A few weeks ago I was discussing Hemingway's famous story with a perceptive friend. She argued tat the only reason that six-worder was famous was because a famous man wrote it. If those words were read by an everyday person, perhaps one who was not familiar with Hemingway, and those words indeed appeared as a classified ad, then those words would only be taken as unremarkable and literally. I believe she was right. Context and anything that guides focus will certainly bias the interpretation (or lack of another).
Thank you for the stimulating blog.
posted on 9 Mar 2011, 2:38 PM
Thanks for the comments! (On “Quantum Flash, Newtonian Novel.”)
Another piece that may answer (at least touch on) your comments will be appearing tomorrow. It’s called “What Is a Story? What Is a Flash?”
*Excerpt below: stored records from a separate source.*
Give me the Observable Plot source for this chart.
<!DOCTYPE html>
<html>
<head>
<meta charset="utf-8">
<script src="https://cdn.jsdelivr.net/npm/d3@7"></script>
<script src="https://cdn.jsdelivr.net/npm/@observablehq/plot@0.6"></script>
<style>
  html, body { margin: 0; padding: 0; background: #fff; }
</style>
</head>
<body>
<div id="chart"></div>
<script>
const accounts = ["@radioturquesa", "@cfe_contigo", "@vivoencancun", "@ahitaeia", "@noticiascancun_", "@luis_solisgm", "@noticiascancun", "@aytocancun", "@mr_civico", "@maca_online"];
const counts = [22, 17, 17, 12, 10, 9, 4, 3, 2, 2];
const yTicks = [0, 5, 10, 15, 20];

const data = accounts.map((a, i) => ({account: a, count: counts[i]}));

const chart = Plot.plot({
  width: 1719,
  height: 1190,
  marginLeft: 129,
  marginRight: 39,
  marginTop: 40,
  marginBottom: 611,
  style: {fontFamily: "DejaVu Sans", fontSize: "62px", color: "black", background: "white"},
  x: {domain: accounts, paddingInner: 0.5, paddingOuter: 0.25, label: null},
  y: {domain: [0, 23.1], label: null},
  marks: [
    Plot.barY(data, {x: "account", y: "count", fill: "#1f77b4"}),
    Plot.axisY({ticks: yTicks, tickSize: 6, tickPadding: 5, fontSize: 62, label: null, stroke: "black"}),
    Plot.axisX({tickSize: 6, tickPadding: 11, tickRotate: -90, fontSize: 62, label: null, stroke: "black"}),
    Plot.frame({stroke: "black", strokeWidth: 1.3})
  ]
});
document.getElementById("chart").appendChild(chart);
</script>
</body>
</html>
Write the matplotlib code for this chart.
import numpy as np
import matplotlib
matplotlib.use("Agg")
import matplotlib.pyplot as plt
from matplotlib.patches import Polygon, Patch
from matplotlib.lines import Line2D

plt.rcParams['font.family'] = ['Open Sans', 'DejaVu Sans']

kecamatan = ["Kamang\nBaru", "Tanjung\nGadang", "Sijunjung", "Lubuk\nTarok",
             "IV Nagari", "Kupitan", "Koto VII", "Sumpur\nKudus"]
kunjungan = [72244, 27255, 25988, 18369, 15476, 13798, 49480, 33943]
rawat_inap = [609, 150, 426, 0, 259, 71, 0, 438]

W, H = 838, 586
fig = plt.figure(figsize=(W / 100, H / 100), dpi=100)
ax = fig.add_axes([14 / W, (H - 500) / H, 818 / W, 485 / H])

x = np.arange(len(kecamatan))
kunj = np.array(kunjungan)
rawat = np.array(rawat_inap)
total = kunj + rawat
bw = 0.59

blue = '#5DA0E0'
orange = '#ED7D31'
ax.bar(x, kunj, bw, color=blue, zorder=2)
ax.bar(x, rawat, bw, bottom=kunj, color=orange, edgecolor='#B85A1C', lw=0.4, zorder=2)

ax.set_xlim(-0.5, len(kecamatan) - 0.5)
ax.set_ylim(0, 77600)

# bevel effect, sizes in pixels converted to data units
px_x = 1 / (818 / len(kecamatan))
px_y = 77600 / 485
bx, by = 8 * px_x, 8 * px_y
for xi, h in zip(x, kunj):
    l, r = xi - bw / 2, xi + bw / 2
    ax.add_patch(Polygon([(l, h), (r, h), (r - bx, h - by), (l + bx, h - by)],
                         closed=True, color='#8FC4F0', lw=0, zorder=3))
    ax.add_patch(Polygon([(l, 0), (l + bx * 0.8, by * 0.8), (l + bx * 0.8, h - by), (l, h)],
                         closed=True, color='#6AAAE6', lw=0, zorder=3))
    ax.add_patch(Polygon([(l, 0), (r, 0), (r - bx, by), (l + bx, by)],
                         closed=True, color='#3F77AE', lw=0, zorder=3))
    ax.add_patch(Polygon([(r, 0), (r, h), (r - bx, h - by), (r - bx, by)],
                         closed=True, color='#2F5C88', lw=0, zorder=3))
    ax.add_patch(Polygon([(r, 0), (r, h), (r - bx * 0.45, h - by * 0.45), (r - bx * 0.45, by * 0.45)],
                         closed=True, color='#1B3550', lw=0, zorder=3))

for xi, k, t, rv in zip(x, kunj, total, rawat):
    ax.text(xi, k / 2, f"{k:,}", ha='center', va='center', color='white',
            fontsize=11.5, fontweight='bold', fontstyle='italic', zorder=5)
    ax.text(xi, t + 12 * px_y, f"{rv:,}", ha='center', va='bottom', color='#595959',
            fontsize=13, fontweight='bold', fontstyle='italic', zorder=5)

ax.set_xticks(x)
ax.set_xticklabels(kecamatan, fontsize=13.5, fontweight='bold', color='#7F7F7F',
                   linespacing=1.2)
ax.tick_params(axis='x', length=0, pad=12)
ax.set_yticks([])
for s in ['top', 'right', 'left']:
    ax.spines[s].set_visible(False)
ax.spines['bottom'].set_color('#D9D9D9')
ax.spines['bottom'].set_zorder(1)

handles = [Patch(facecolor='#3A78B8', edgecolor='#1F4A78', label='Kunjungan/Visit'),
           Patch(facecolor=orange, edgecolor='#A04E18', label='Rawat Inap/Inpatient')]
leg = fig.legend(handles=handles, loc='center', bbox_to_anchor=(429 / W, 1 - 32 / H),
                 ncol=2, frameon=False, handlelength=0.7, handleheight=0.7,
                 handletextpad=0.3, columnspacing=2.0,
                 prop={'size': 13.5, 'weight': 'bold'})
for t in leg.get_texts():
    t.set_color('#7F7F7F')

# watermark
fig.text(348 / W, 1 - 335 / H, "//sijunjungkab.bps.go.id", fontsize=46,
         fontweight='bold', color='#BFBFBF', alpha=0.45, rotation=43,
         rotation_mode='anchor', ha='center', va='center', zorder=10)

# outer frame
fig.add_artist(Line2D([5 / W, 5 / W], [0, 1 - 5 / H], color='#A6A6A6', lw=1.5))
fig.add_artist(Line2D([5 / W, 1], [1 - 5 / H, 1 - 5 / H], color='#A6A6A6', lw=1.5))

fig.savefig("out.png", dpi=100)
I wrote the piece in response to Randall Brown’s “Hemingway’s Six: Always Mentioned, Rarely Explained,” at the same time as “Quantum Flash.”
To John Mannone:
No doubt your friend is right. Perhaps relevant to this: in an Associated Writing Programs panel discussion in Washington, D.C. last month it was noted (I think by Randall himself) that the Hemingway story may be apocryphal. There’s an informative, brief article on Snopes.com http://www.snopes.com/language/literary/babyshoes.asp that says there’s no appearance or mention of ”Baby Shoes” in print until a play about Hemingway more than 30 years after his death. If this is so, the story certainly fits Jan Brunvand’s criteria for an “urban legend.” I’m not sure if or how this changes the discussion—but it may recast “Baby Shoes” as a spontaneous literary icon, or cultural meme, challenging the traditional idea of story.
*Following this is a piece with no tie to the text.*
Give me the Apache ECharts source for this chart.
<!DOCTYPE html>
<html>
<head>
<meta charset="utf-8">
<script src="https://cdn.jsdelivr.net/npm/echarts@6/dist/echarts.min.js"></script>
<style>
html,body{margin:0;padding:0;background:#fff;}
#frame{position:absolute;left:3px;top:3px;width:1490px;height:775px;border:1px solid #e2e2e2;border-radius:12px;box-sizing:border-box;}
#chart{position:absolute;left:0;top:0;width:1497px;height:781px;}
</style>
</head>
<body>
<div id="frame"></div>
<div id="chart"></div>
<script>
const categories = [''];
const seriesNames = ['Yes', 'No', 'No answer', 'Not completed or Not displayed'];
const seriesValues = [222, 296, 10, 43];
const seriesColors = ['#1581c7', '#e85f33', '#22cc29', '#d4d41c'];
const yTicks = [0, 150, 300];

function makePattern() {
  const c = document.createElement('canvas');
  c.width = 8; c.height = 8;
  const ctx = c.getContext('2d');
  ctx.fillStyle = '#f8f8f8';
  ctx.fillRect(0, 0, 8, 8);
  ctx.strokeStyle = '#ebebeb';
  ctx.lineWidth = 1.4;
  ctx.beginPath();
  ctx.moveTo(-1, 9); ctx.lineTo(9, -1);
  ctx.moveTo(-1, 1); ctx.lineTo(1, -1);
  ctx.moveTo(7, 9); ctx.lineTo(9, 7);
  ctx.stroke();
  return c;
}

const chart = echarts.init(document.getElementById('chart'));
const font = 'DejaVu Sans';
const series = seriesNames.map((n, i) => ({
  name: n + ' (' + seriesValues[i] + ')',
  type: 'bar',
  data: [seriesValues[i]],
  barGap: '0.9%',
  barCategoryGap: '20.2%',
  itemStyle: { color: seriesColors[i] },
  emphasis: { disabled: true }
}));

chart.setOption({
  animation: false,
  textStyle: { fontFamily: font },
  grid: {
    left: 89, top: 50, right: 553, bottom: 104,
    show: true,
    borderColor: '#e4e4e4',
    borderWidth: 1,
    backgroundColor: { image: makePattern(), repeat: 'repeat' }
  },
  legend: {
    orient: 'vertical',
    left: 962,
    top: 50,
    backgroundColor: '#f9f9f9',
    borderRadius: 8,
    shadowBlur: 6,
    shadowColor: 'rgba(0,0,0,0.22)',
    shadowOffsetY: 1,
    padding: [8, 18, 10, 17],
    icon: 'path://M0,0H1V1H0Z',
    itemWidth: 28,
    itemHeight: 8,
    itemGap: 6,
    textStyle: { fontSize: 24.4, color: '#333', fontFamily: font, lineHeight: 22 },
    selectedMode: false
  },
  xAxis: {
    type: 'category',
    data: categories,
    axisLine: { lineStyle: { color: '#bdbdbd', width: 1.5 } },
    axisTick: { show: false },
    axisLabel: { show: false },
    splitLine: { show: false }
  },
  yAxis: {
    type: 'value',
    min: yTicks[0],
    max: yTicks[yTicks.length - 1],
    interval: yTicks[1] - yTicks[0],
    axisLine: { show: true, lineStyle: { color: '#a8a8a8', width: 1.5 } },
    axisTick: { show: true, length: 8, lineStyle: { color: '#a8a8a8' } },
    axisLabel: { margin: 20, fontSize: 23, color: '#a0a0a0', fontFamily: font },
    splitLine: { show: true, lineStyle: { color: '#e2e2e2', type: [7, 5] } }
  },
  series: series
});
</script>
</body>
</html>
To [Previous Commenter, since deleted]
No, I don’t think your 4-words, “new shoes for sale,” is a story. I may be more on your side than you think.
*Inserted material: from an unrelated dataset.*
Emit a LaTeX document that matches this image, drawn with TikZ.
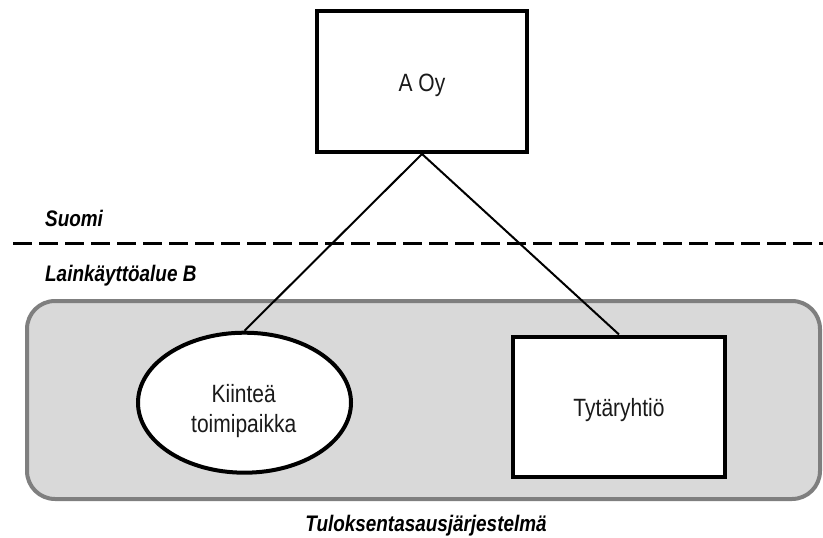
\documentclass[tikz,border=0pt]{standalone}
\usepackage{fontspec}
\setmainfont{Liberation Sans}
\usetikzlibrary{shapes.geometric}
\definecolor{zonefill}{HTML}{D9D9D9}
\definecolor{zoneedge}{HTML}{7F7F7F}
\definecolor{inktext}{HTML}{1A1A1A}
% narrow set text
\newcommand{\narrowtxt}[1]{\scalebox{0.84}[1]{#1}}
\begin{document}
\begin{tikzpicture}[x=1pt,y=-1pt,
  entitybox/.style={draw=black,line width=4pt,fill=white,rectangle,minimum width=#1,inner sep=0pt},
  plainlabel/.style={anchor=base,inner sep=0pt,text=inktext,font=\fontsize{25}{30}\selectfont},
  regionlabel/.style={inner sep=0pt,text=black,font=\fontsize{22.5}{27}\selectfont\bfseries\itshape},
  link/.style={draw=black,line width=2pt},
  border/.style={draw=black,line width=3pt,dash pattern=on 19pt off 7pt}]
\useasboundingbox (0,0) rectangle (823,538);

% tax consolidation zone
\draw[draw=zoneedge,fill=zonefill,line width=4pt,rounded corners=28pt] (27,301) rectangle (820,499);

% entities
\node[entitybox=210pt,minimum height=141pt] (aoy) at (422,81.5) {};
\node[plainlabel] (aoyt) at (422,91.7) {\narrowtxt{A Oy}};

\node[draw=black,line width=4pt,fill=white,ellipse,minimum width=213pt,minimum height=140pt,inner sep=0pt] (kt) at (244.5,402.7) {};
\node[plainlabel] (ktt1) at (243.7,402) {\narrowtxt{Kiinteä}};
\node[plainlabel] (ktt2) at (243.7,432) {\narrowtxt{toimipaikka}};

\node[entitybox=212pt,minimum height=140pt] (ty) at (619,406.5) {};
\node[plainlabel] (tyt) at (619,416) {\narrowtxt{Tytäryhtiö}};

% ownership links
\draw[link] (aoy.south) -- (kt.north);
\draw[link] (aoy.south) -- (ty.north);

% jurisdiction border
\coordinate (bl) at (13,243);
\coordinate (br) at (823,243);
\draw[border] (bl) -- (br);

% region labels
\node[regionlabel,anchor=base west] (fi) at (45,226.7) {\narrowtxt{Suomi}};
\node[regionlabel,anchor=base west] (jb) at (45,281.7) {\narrowtxt{Lainkäyttöalue B}};
\node[regionlabel,anchor=base] (tl) at (426,531.7) {\narrowtxt{Tuloksentasausjärjestelmä}};
\end{tikzpicture}
\end{document}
For one thing, I’m far more a “Newtonian reader” than a “quantum reader.” I think “quantum readers” are Newtonians, too, most of the time—though maybe they’re more open than many readers to idea of extremely short stories as a new art form or sub-genre.
Another thing that may cast me as more of a traditionalist is my skeptical view of the somewhat popular idea that very short works give readers more freedom to create (or flesh out, from the writer’s suggestive words) their own stories. A related idea is that it’s good for the writer to make (or encourage) the reader to “do some of the work.” I think this may not credit, or understand, traditional fiction. The fiction writer and essayist William Gass (Fiction and the Figures of Life) likes to point out that written words are no more than a handful of inky symbols on a page, which the readers translate into, or create in their minds, images, connections, voices, and so on. Writers in workshops who say they are “giving the reader more freedom” are really simply not in control of their work. If they specific enough, if they don’t do the work of finding the detail the reader needs to conjure a vivid image, then the reader may come up with something vague, or less compelling, or even nothing at all.
Having said that, I agree with Randall Jarrell that a story can be as short as a sentence; it can be wondrous and brilliant can give the reader a lot to conjure with merely a handful of words. Maybe extremely short prose isn’t anti-traditional so much as daring to see how far a traditional process can go.